L'autore descrive uno scenario da inferno organizzato: il lavoro forzato, il programma di rieducazione politica, le umiliazioni sistematiche, la fame e le torture attuate per sanzionare colpe ridicole; tutto si svolge sotto la massima sorveglianza. Chol-Hwan ci restituisce una testimonianza capace di rievocare l’esperienza nel gulag con una lucidità che non ha precedenti nei sopravvissuti all’ultimo regime comunista staliniano del pianeta.
Dal sistema di spie, scelte tra i detenuti per sgretolare ogni forma di solidarietà, alla temutissima cella di rigore da cui si esce irrimediabilmente menomati, sino alla suddivisione in gruppi di lavoro di cinque persone (la cellula base di tutta l’organizzazione del campo) in cui vige il principio della responsabilità collettiva, e agli estenuanti turni di lavoro: la “rieducazione” a Yodok passa attraverso lo sgretolamento dei rapporti familiari e interpersonali, la pratica della delazione, lo sfinimento fisico e il culto incondizionato di Kim Il-sun, con l’obiettivo del totale annientamento dell’individuo.
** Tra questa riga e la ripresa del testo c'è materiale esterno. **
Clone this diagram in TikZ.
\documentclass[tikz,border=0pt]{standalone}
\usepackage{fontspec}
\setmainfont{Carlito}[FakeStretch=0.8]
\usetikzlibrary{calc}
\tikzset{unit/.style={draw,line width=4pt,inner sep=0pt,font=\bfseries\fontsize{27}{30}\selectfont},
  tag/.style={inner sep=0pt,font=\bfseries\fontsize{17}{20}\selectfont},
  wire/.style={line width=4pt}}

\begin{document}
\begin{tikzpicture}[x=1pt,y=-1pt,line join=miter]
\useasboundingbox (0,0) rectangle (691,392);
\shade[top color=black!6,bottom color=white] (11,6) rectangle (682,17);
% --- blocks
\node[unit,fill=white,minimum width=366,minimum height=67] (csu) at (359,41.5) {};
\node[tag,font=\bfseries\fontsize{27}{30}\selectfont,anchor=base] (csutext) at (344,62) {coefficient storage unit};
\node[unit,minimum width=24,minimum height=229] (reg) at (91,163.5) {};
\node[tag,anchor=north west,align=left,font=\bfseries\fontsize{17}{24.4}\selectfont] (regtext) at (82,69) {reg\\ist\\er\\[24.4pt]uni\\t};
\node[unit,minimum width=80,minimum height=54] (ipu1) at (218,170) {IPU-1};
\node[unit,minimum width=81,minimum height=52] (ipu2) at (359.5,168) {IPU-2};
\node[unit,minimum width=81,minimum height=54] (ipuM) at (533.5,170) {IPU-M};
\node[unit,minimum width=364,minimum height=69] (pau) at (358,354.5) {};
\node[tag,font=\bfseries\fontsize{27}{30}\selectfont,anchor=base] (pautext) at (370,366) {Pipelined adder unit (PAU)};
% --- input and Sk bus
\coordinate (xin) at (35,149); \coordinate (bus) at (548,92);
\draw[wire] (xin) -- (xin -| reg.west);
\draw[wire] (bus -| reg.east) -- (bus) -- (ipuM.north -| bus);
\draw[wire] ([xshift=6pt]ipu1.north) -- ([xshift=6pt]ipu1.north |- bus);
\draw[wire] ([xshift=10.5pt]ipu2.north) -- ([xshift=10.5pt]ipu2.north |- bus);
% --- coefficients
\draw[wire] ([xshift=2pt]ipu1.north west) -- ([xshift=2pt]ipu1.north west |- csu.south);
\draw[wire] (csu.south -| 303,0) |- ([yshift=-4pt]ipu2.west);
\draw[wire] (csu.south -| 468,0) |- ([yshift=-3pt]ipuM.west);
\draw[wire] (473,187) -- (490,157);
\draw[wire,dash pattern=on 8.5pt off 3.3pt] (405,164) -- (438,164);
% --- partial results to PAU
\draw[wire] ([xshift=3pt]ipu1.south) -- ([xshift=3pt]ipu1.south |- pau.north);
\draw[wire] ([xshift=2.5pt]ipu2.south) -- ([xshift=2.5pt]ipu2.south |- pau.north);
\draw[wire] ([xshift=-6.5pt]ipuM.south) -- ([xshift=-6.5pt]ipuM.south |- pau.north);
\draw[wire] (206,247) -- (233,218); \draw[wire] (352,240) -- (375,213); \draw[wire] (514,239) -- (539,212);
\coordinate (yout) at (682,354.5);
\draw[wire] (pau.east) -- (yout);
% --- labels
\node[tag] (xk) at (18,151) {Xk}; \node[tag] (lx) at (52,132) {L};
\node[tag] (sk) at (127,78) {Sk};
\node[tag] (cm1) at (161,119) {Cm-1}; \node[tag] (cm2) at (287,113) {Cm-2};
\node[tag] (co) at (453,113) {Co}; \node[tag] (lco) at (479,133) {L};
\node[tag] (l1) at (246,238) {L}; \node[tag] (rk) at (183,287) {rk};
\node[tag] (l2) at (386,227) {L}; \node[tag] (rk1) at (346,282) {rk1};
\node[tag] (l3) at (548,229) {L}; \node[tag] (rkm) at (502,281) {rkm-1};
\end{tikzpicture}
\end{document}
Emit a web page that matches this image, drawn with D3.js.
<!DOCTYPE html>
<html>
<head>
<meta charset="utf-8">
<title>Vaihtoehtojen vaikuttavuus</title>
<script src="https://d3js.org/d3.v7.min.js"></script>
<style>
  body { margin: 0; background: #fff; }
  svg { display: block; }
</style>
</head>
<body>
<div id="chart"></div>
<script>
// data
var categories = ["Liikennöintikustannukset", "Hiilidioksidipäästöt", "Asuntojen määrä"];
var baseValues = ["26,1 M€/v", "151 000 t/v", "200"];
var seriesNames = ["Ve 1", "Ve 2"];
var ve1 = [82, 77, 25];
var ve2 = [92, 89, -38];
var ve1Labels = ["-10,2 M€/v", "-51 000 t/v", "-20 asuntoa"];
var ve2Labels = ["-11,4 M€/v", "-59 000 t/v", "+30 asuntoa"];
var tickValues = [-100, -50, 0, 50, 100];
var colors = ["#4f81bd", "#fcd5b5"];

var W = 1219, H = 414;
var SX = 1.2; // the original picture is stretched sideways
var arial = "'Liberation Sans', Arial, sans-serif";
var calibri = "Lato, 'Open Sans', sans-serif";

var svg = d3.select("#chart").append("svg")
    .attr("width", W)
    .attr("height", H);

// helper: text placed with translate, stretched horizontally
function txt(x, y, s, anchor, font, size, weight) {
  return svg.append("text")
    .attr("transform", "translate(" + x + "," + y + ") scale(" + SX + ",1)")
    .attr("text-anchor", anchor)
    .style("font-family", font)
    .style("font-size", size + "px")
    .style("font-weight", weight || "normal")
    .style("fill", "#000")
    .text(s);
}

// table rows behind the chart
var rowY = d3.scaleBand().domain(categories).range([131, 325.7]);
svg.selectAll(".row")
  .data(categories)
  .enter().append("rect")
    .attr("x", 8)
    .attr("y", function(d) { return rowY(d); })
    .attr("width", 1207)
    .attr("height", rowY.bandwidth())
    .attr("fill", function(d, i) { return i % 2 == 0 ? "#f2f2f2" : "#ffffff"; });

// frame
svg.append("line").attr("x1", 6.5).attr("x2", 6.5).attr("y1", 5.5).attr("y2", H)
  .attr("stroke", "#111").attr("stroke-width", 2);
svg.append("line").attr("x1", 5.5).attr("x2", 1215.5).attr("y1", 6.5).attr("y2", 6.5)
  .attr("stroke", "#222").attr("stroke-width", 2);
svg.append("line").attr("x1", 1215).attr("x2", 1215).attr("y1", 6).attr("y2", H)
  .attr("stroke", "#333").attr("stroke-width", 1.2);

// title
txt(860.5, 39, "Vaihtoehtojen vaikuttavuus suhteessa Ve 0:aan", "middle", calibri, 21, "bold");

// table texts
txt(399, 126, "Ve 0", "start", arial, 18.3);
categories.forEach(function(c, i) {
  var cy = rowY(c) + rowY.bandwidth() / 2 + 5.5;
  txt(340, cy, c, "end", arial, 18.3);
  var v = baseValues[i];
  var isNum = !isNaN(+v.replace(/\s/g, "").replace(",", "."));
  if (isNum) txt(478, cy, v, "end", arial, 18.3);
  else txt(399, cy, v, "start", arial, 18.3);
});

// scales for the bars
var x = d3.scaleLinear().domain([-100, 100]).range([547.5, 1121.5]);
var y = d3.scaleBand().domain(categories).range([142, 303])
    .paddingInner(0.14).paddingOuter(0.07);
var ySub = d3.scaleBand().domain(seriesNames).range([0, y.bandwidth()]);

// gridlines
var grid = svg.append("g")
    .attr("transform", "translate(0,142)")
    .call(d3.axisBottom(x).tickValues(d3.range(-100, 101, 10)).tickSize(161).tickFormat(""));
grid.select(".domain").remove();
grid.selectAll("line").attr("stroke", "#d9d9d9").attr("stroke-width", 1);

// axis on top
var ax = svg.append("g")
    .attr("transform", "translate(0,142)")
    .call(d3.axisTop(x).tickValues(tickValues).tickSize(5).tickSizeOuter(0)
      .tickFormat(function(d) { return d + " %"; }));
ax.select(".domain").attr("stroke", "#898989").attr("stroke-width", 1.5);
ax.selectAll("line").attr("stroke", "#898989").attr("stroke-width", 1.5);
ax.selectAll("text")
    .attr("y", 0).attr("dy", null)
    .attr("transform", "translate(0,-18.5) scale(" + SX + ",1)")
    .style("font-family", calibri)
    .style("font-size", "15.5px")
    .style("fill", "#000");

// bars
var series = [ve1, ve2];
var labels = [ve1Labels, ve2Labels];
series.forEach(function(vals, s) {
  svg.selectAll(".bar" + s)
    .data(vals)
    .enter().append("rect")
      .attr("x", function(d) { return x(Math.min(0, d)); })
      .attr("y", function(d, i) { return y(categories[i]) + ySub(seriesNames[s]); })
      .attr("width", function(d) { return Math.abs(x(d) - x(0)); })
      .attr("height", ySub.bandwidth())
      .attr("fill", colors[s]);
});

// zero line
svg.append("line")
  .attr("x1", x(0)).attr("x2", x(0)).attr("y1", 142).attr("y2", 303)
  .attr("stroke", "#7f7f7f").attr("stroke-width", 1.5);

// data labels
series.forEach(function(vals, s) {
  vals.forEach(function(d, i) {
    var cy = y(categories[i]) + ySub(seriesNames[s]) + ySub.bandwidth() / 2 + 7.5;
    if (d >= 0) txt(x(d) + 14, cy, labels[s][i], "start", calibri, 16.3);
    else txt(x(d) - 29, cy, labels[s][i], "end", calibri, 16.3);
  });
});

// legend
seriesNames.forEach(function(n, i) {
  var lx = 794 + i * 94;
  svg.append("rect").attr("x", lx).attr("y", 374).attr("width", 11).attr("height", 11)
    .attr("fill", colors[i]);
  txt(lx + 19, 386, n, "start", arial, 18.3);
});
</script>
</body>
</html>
Gli anni scorrono interminabili per Chol-Hwan e la sua famiglia, che impara ben presto tra alterne fortune (anche l’incarico più sciocco all’interno del campo può determinare la morte o la sopravvivenza dell’internato), le regole e i sotterfugi indispensabili per sopravvivere in quell’inferno.
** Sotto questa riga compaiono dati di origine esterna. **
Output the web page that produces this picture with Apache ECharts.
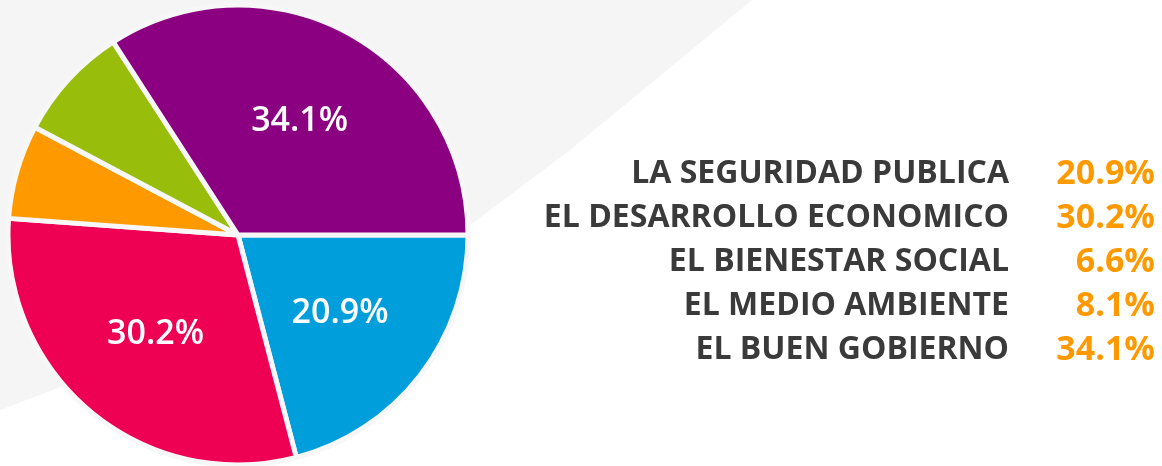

Dieci anni dopo, nel 1987, grazie a un amnistia in onore del compleanno di Kim Jong, la famiglia venne improvvisamente rilasciata e destinata a un regime di semi-libertà. Il giovane Kang si rende conto che il sistema di potere è minato dalla corruzione dilagante e riesce a sfruttarne la debolezza a proprio vantaggio, fino alla fuga attraverso la Cina in compagnia dell’amico An-hyuk. Oggi Kang Chol-Hwan vive a Seul, si è laureato all’università di Hanyang, frequenta regolarmente la Chiesa protestante, scrive per il Chosun Ilbo, e dedica la sua vita a risvegliare nell’opinione pubblica mondiale l’attenzione sulle violazioni dei diritti dell’uomo nella Corea del Nord. L’unica cosa che gli manca e che non può fare è una propria famiglia, perché “in Corea col matrimonio non si celebra l’unione di due persone, bensì si stipula un trattato di alleanza tra due famiglie. Dov’era la mia famiglia?…Niente famiglia, niente matrimonio. E poi come si fa a fidarsi di un coreano del Nord?”.